FIFO is favored when inventory costs are rising, as it matches older, cheaper costs against current revenues, potentially leading to higher reported profits. LIFO can be advantageous in inflationary periods as it aligns current, higher costs with current revenues, potentially reducing taxable income. However, LIFO is not permitted under IFRS, limiting its use globally. The chosen method should align with the funeral home’s financial strategy and regulatory requirements.
Regular physical counts and reconciliation with accounting records prevent discrepancies. A perpetual inventory system updates records in real-time with each purchase and sale, aiding in maintaining optimal inventory levels and reducing holding costs. Proper inventory management ensures popular items are readily available.

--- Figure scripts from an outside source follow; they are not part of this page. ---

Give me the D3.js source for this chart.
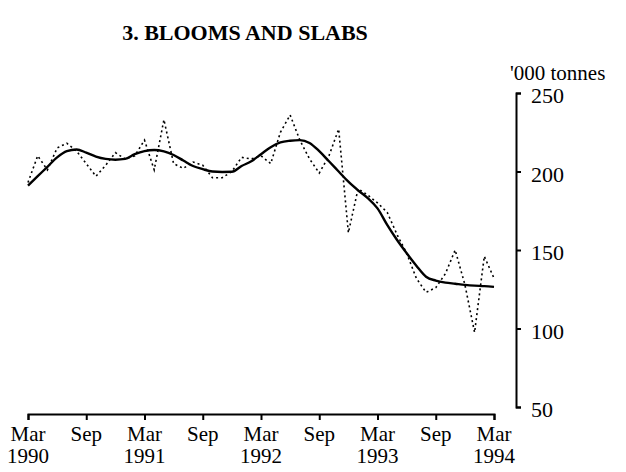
<!DOCTYPE html>
<html>
<head>
<meta charset="utf-8">
<script src="https://cdn.jsdelivr.net/npm/d3@7"></script>
<style>
  html, body { margin: 0; padding: 0; background: #fff; }
  svg { display: block; }
  text { font-family: "Liberation Serif", "Times New Roman", serif; fill: #000; }
</style>
</head>
<body>
<svg id="chart" width="626" height="472"></svg>
<script>
// ---- data (thousand tonnes, monthly Mar 1990 .. Mar 1994) ----
const title = "3. BLOOMS AND SLABS";
const unitLabel = "'000 tonnes";
const monthly = [
  193, 210, 201, 215, 218, 213, 205, 197, 204, 212, 208, 210,
  220, 201, 233, 205, 202, 206, 204, 196, 196, 200, 209, 208,
  210, 205, 225, 236, 220, 208, 199, 210, 227, 161, 189, 185,
  180, 174, 160, 148, 132, 123, 126, 135, 150, 128, 97.5, 146, 132
];
const trend = [
  191, 197, 203, 209, 213, 214, 212, 209.5, 208, 207.5, 208, 211,
  213, 213.7, 212.8, 210.5, 207, 203.5, 201.5, 200, 199.7, 199.8, 203.5, 206.5,
  211, 215.5, 218.5, 219.6, 220, 218.2, 213, 206.5, 200, 193.5, 188, 183,
  176.5, 166, 156.5, 148, 140, 133, 130.5, 129.2, 128.5, 127.8, 127.3, 127, 126.5
];
const xTickIndex = [0, 6, 12, 18, 24, 30, 36, 42, 48];
const xTickMonth = ["Mar", "Sep", "Mar", "Sep", "Mar", "Sep", "Mar", "Sep", "Mar"];
const xTickYear  = ["1990", "", "1991", "", "1992", "", "1993", "", "1994"];
const yTicks = [50, 100, 150, 200, 250];

// ---- drawing ----
const svg = d3.select("#chart");
const x = d3.scaleLinear().domain([0, 48]).range([28, 494]);
const y = d3.scaleLinear().domain([50, 250]).range([407, 93]);

svg.append("text")
  .attr("x", 245).attr("y", 40)
  .attr("text-anchor", "middle")
  .attr("font-size", 22).attr("font-weight", "bold")
  .text(title);

svg.append("text")
  .attr("x", 510).attr("y", 80)
  .attr("font-size", 21)
  .text(unitLabel);

// y axis (right side)
const yAxis = svg.append("g")
  .attr("transform", "translate(516,0)")
  .call(d3.axisRight(y).tickValues(yTicks).tickSize(5).tickPadding(10));
yAxis.selectAll("path, line").attr("stroke", "#000").attr("stroke-width", 2);
yAxis.selectAll("text")
  .attr("font-size", 22)
  .attr("dy", "0.45em")
  .attr("font-family", "Liberation Serif, serif")
  .attr("fill", "#000");

// x axis
const xAxis = svg.append("g")
  .attr("transform", "translate(0,414)")
  .call(d3.axisBottom(x).tickValues(xTickIndex).tickSize(6).tickFormat(""));
xAxis.selectAll("path, line").attr("stroke", "#000").attr("stroke-width", 2);

const lab = svg.append("g");
xTickIndex.forEach((v, i) => {
  lab.append("text")
    .attr("x", x(v)).attr("y", 441)
    .attr("text-anchor", "middle").attr("font-size", 21)
    .text(xTickMonth[i]);
  if (xTickYear[i]) {
    lab.append("text")
      .attr("x", x(v)).attr("y", 463)
      .attr("text-anchor", "middle").attr("font-size", 21)
      .text(xTickYear[i]);
  }
});

// lines
const line = d3.line().x((d, i) => x(i)).y(d => y(d)).curve(d3.curveLinear);
svg.append("path")
  .datum(monthly)
  .attr("d", line)
  .attr("fill", "none")
  .attr("stroke", "#000")
  .attr("stroke-width", 1.6)
  .attr("stroke-dasharray", "2,3");

svg.append("path")
  .datum(trend)
  .attr("d", d3.line().x((d, i) => x(i)).y(d => y(d)).curve(d3.curveMonotoneX))
  .attr("fill", "none")
  .attr("stroke", "#000")
  .attr("stroke-width", 2.4);
</script>
</body>
</html>
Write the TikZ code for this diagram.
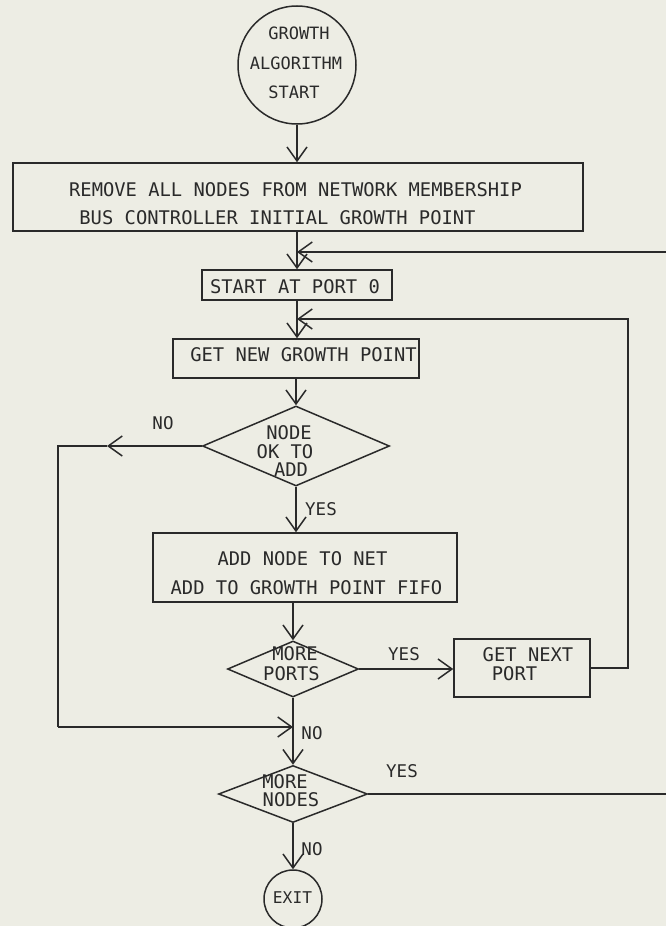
\documentclass[tikz,border=0pt]{standalone}
\usepackage{fontspec}
\newfontfamily\plotfont{DejaVu Sans Mono}
\usetikzlibrary{arrows.meta,shapes.geometric}
\definecolor{bg}{RGB}{237,237,228}
\definecolor{ink}{RGB}{42,42,42}
\begin{document}
\begin{tikzpicture}[x=1pt,y=-1pt,
  line width=1.5pt,
  arr/.style={draw=ink,-{Straight Barb[length=14pt,width=20pt,line width=1.5pt]}},
  conn/.style={draw=ink},
  box/.style={draw=ink,rectangle,inner sep=0pt},
  dia/.style={draw=ink,diamond,inner sep=0pt},
  circ/.style={draw=ink,circle,inner sep=0pt},
  txt/.style={inner sep=0pt,anchor=base,text=ink,font=\plotfont\fontsize{18.8}{18.8}\selectfont},
  ctxt/.style={txt,font=\plotfont\fontsize{17}{17}\selectfont},
  lbl/.style={txt,font=\plotfont\fontsize{17.5}{17.5}\selectfont}]
\useasboundingbox (0,0) rectangle (666,926);
\fill[bg] (0,0) rectangle (666,926);

% shapes
\node[circ,minimum size=118pt] (gs) at (297,65) {};
\node[box,minimum width=570pt,minimum height=68pt] (b1) at (298,197) {};
\node[box,minimum width=190pt,minimum height=30pt] (sp) at (297,285) {};
\node[box,minimum width=246pt,minimum height=39pt] (gn) at (296,358.5) {};
\node[dia,minimum width=187pt,minimum height=80pt] (d1) at (296,446) {};
\node[box,minimum width=304pt,minimum height=69pt] (ad) at (305,567.5) {};
\node[dia,minimum width=131pt,minimum height=56pt] (d2) at (293,669) {};
\node[box,minimum width=136pt,minimum height=58pt] (nx) at (522,668) {};
\node[dia,minimum width=149pt,minimum height=57pt] (d3) at (293,794) {};
\node[circ,minimum size=58pt] (ex) at (293,899) {};

% texts
\node[ctxt] (t1) at (299,39) {GROWTH};
\node[ctxt] (t2) at (296,69) {ALGORITHM};
\node[ctxt] (t3) at (294,98) {START};
\node[txt] (t4) at (295.5,196) {REMOVE ALL NODES FROM NETWORK MEMBERSHIP};
\node[txt] (t5) at (277.5,224) {BUS CONTROLLER INITIAL GROWTH POINT};
\node[txt] (t6) at (295,293) {START AT PORT 0};
\node[txt] (t7) at (303.5,361) {GET NEW GROWTH POINT};
\node[txt] (t8) at (289,439) {NODE};
\node[txt] (t9) at (285,458) {OK TO};
\node[txt] (t10) at (291,476) {ADD};
\node[txt] (t11) at (302.5,565) {ADD NODE TO NET};
\node[txt] (t12) at (306.5,594) {ADD TO GROWTH POINT FIFO};
\node[txt] (t13) at (295,660) {MORE};
\node[txt] (t14) at (291.5,680) {PORTS};
\node[txt] (t15) at (528,661) {GET NEXT};
\node[txt] (t16) at (514.5,680) {PORT};
\node[txt] (t17) at (285,788) {MORE};
\node[txt] (t18) at (291,806) {NODES};
\node[txt,font=\plotfont\fontsize{16.2}{16.2}\selectfont] (t19) at (292.5,903) {EXIT};

% labels
\node[lbl] (l1) at (163,429) {NO};
\node[lbl] (l2) at (321,515) {YES};
\node[lbl] (l3) at (404,660) {YES};
\node[lbl] (l4) at (312,739) {NO};
\node[lbl] (l5) at (402,777) {YES};
\node[lbl] (l6) at (312,855) {NO};

% coordinates
\coordinate (J1) at (297,252);
\coordinate (R1) at (666,252);
\coordinate (J2) at (297,319);
\coordinate (R2) at (628,319);
\coordinate (aL) at (107,446);
\coordinate (L1) at (58,446);
\coordinate (L2) at (58,727);
\coordinate (J3) at (293,727);
\coordinate (R3) at (666,794);

% connectors
\draw[arr] (gs.south) -- (gs.south |- b1.north);
\draw[arr] (J1 |- b1.south) -- (sp.north);
\draw[arr] (R1) -- (J1);
\draw[arr] (sp.south) -- (sp.south |- gn.north);
\draw[arr] (nx.east) -| (R2) -- (J2);
\draw[arr] (gn.south) -- (gn.south |- d1.north);
\draw[arr] (d1.west) -- (aL);
\draw[conn] (aL) -- (L1) -- (L2);
\draw[arr] (L2) -- (J3);
\draw[arr] (d1.south) -- (d1.south |- ad.north);
\draw[arr] (d2.north |- ad.south) -- (d2.north);
\draw[arr] (d2.east) -- (d2.east -| nx.west);
\draw[arr] (d2.south) -- (d3.north);
\draw[conn] (d3.east) -- (R3);
\draw[arr] (d3.south) -- (ex.north);
\end{tikzpicture}
\end{document}
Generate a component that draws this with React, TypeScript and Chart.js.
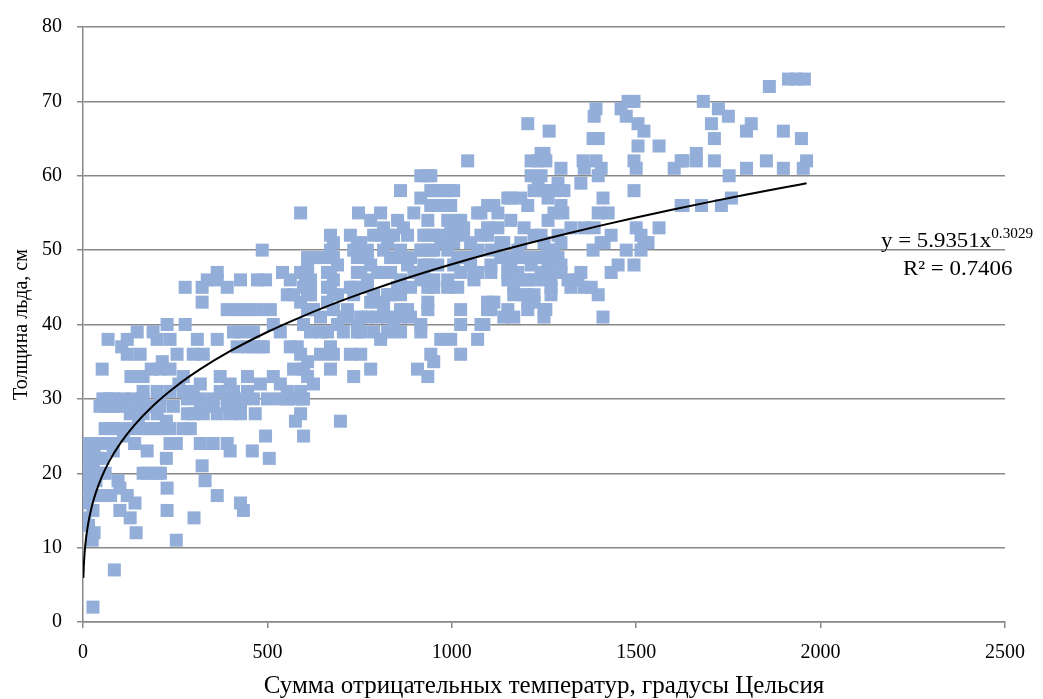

Tax considerations for funeral homes involve federal, state, and local tax obligations. Navigating these requires understanding applicable tax codes and regulations, such as the Internal Revenue Code (IRC). Funeral homes must manage their tax liabilities, including income tax, sales tax, and potentially estate tax, depending on the business structure and services offered.
Income tax management involves optimizing deductions and credits. Funeral homes can benefit from deductions related to business expenses, such as employee salaries and utilities. Tax credits, like those for energy efficiency improvements, can further reduce tax liabilities. Accurate record-keeping and timely tax filings are essential to avoid penalties and interest charges.
Sales tax considerations apply when selling tangible goods, such as caskets and urns. Funeral homes must understand sales tax rates in their jurisdiction and ensure compliance by collecting and remitting the appropriate amounts. In some cases, exemptions may apply, depending on state laws. Understanding these nuances helps maintain compliance and optimize financial performance.